**Objective**
In the listing that follows, retype every line from the first through the one containing "from matplotlib.ticker import". Pictures are to be left out.

**Dataset extract**

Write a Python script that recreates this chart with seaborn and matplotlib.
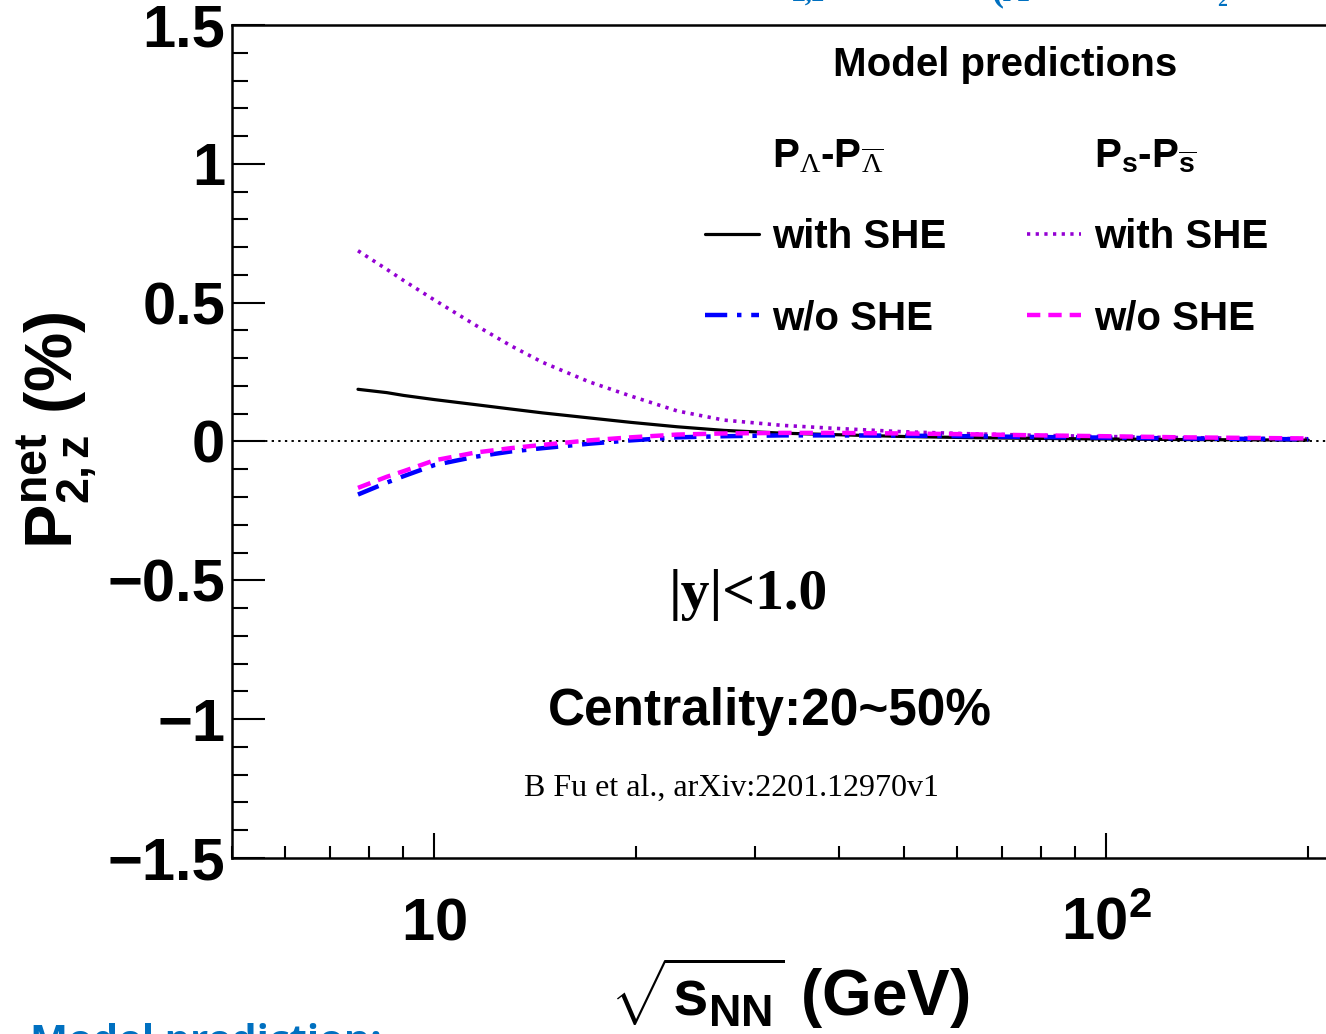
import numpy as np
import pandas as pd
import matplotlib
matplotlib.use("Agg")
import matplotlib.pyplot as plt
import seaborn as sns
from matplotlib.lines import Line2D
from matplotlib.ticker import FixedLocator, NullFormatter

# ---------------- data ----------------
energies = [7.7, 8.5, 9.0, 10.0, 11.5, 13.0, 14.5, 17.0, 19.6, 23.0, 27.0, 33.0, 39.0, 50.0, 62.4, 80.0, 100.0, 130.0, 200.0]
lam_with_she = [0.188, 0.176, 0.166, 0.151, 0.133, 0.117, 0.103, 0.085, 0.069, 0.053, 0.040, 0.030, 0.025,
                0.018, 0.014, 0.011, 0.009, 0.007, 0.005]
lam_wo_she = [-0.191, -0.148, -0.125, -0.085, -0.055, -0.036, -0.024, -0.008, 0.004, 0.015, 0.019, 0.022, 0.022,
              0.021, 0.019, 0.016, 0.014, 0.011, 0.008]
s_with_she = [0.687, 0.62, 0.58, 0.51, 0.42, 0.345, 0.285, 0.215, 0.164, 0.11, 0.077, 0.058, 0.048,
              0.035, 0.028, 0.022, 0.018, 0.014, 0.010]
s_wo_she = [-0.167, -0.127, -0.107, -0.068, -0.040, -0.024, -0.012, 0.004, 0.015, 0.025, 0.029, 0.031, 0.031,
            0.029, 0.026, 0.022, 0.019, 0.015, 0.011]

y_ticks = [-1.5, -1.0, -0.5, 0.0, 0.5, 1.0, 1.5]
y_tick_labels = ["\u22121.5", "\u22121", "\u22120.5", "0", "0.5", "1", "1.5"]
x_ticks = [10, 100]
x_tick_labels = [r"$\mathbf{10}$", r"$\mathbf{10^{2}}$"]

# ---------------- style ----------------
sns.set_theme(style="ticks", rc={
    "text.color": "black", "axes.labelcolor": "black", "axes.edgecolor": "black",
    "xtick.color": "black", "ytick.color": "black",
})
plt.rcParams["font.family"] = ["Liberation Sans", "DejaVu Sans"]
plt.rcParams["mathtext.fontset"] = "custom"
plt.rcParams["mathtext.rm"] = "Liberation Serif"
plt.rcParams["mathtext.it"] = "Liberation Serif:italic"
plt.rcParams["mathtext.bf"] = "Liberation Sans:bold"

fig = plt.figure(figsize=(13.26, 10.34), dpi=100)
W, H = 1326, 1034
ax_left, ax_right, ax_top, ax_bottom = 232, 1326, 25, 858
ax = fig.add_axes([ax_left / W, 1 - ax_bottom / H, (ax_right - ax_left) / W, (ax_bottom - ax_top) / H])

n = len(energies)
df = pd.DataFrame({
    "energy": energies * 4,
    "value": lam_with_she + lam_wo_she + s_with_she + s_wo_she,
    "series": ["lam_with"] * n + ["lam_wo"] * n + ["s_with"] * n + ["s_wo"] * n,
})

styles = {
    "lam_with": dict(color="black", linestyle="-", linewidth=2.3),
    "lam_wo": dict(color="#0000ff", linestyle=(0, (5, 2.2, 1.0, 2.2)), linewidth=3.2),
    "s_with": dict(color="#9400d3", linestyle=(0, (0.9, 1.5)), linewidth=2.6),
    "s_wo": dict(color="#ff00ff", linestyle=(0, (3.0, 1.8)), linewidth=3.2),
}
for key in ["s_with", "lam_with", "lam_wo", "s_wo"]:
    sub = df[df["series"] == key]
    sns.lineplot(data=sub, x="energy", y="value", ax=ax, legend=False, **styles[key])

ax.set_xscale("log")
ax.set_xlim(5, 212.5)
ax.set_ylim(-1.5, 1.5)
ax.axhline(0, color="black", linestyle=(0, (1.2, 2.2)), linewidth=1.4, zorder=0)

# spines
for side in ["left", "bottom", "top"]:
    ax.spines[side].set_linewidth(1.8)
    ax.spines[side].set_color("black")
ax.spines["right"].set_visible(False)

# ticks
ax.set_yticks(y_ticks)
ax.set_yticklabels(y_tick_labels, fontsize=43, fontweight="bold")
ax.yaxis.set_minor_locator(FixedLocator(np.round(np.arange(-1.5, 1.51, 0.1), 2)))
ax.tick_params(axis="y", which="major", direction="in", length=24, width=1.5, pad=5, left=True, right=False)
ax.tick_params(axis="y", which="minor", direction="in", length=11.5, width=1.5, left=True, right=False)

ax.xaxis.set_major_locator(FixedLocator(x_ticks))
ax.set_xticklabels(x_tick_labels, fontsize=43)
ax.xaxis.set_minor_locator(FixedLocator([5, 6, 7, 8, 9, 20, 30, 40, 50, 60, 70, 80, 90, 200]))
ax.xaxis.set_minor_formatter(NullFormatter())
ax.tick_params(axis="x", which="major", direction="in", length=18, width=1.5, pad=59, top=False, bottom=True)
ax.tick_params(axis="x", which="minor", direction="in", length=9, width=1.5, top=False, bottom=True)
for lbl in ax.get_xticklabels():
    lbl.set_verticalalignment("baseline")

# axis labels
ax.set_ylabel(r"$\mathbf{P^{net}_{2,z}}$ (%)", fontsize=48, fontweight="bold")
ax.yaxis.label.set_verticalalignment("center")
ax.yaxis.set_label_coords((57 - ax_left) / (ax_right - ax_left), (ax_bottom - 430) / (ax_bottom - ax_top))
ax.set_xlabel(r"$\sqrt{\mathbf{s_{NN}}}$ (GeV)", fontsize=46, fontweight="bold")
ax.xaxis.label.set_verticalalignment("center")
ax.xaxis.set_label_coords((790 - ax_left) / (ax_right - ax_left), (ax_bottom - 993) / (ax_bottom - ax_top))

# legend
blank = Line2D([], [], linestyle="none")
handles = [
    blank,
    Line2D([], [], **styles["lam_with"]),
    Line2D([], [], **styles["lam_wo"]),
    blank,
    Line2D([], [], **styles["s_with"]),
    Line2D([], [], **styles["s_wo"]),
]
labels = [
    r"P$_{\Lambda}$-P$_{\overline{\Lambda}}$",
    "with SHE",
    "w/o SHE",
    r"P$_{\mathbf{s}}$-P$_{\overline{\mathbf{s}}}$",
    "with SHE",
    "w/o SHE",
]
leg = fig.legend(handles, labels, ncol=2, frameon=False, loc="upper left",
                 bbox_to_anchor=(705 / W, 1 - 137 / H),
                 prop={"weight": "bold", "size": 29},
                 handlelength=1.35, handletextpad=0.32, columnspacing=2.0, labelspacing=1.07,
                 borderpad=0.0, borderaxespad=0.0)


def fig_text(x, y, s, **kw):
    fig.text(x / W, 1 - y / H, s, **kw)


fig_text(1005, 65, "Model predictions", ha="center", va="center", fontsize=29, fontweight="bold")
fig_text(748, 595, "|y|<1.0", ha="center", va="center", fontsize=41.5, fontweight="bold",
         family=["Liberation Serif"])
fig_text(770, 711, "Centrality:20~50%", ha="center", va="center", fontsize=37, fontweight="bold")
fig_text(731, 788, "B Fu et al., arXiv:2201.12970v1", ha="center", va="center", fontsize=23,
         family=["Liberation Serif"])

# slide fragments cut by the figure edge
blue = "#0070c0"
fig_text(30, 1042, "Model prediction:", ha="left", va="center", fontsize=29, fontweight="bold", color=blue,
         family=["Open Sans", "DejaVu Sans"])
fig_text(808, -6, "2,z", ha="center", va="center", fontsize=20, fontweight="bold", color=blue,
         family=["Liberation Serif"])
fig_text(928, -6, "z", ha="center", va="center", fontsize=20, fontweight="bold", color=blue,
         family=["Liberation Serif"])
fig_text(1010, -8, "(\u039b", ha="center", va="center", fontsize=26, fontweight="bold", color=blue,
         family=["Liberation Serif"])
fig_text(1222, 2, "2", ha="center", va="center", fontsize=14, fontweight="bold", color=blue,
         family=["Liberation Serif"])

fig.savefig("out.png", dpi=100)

**Solution**
Write a Python script that recreates this chart with seaborn and matplotlib.
import numpy as np
import pandas as pd
import matplotlib
matplotlib.use("Agg")
import matplotlib.pyplot as plt
import seaborn as sns
from matplotlib.lines import Line2D
from matplotlib.ticker import FixedLocator, NullFormatter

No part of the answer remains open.